The practical experience an attorney brings to your specific type of case matters as much as their general family law knowledge. An attorney who has handled dozens of high-asset divorces understands the forensic financial work those cases require. An attorney who has litigated contested custody cases understands how to present evidence of parental fitness and challenge claims made by the other side. That specific experience is worth asking about directly before deciding who to hire.

Preparing for Your First Meeting With a Family Law Attorney

The initial consultation with a family law attorney is most productive when you arrive with a clear picture of your situation and the right questions ready. Attorneys use that first meeting to understand the facts of the case, identify the legal issues involved, and give you a realistic sense of what the process ahead looks like.
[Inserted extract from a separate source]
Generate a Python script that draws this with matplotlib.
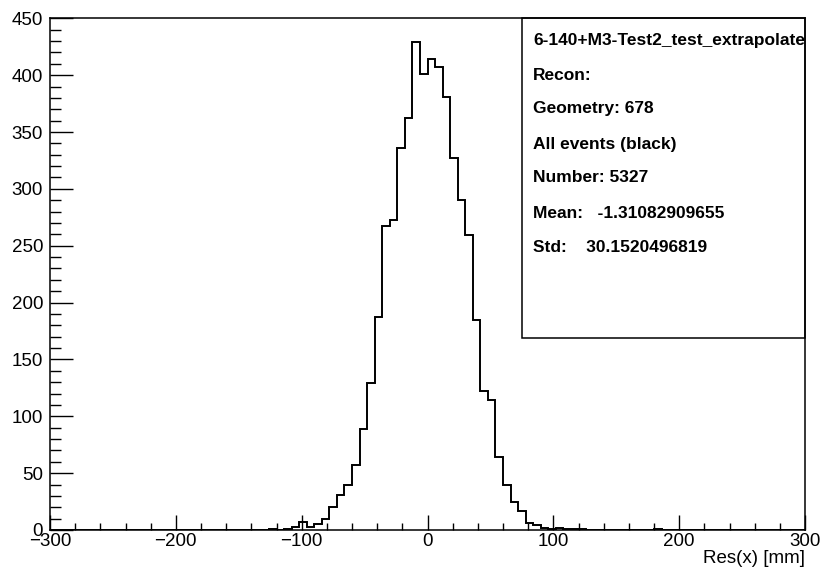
import numpy as np
import matplotlib
matplotlib.use("Agg")
from matplotlib import pyplot as plt
from matplotlib.ticker import MultipleLocator

plt.rcParams['font.family'] = ['Liberation Sans', 'DejaVu Sans']

# histogram: 100 bins of 6 mm between -300 and 300
x_min, x_max, n_bins = -300, 300, 100
# counts of the bins from -126 mm to +126 mm
core_start = -126
core_counts = [1, 0, 1, 3, 7, 3, 5, 10, 20, 31, 40, 57, 89, 129, 187, 267, 273,
               336, 362, 429, 401,
               414, 407, 381, 327, 290, 259, 185, 122, 114, 64, 40, 25, 17,
               6, 4, 2, 1, 2, 1, 1, 1]
# single stray entries outside the core
stray_lo = [180]
stray_counts = [1]

stats_lines = ["6-140+M3-Test2_test_extrapolate",
               "Recon:",
               "Geometry: 678",
               "All events (black)",
               "Number: 5327",
               "Mean:   -1.31082909655",
               "Std:    30.1520496819"]

edges = np.linspace(x_min, x_max, n_bins + 1)
width = (x_max - x_min) / n_bins
counts = np.zeros(n_bins)
i0 = int(round((core_start - x_min) / width))
counts[i0:i0 + len(core_counts)] = core_counts
for lo, c in zip(stray_lo, stray_counts):
    counts[int(round((lo - x_min) / width))] = c

fig = plt.figure(figsize=(8.23, 5.75), dpi=100)
ax = fig.add_axes([50/823, 1-530/575, 755/823, 511.7/575])

ax.stairs(counts, edges, color="black", linewidth=1.4)

ax.set_xlim(x_min, x_max)
ax.set_ylim(0, 450)

# ROOT like axes: ticks inside, only left and bottom
ax.xaxis.set_major_locator(MultipleLocator(100))
ax.xaxis.set_minor_locator(MultipleLocator(20))
ax.yaxis.set_major_locator(MultipleLocator(50))
ax.yaxis.set_minor_locator(MultipleLocator(10))
ax.tick_params(axis="x", which="major", direction="in", length=10.8, width=1, labelsize=13.5, pad=2)
ax.tick_params(axis="x", which="minor", direction="in", length=5.4, width=1)
ax.tick_params(axis="y", which="major", direction="in", length=16.6, width=1, labelsize=13.5, pad=5)
ax.tick_params(axis="y", which="minor", direction="in", length=8, width=1)
for s in ax.spines.values():
    s.set_linewidth(1.1)

ax.set_xlabel("Res(x) [mm]", fontsize=13.5, loc="right", labelpad=0)

# stats box
ax.add_patch(plt.Rectangle((472/755, 0.375), 1-472/755, 0.625, transform=ax.transAxes,
                           fill=False, edgecolor="black", linewidth=1.1, clip_on=False))
ys = [0.956, 0.889, 0.823, 0.754, 0.688, 0.619, 0.553]
for y, t in zip(ys, stats_lines):
    ax.text(483/755, y, t, transform=ax.transAxes, fontsize=12.5, fontweight="bold",
            va="center", ha="left")

fig.savefig("out.png", dpi=100)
Before that meeting, it helps to gather the following:

  • A general timeline of your marriage or relationship, including significant events relevant to the legal issues involved
  • A list of major assets and debts, including real estate, bank accounts, retirement accounts, vehicles, and any business interests
  • Any existing court orders related to your family, including prior custody, support, or protection orders
  • Documentation of income for both parties if available, including recent tax returns and pay stubs
  • A summary of your primary concerns and what outcomes matter most to you

Coming prepared not only makes the consultation more useful, it also signals to the attorney that you are serious about understanding your situation and ready to engage in the process constructively. Family law cases reward clients who stay informed, ask questions, and remain focused on realistic outcomes rather than getting swept up in the emotional stakes of the conflict.

The legal side of a family transition is hard, but it is manageable with the right support. Getting clear on what you are facing, what the process involves, and who you trust to guide you through it is the foundation for everything that follows.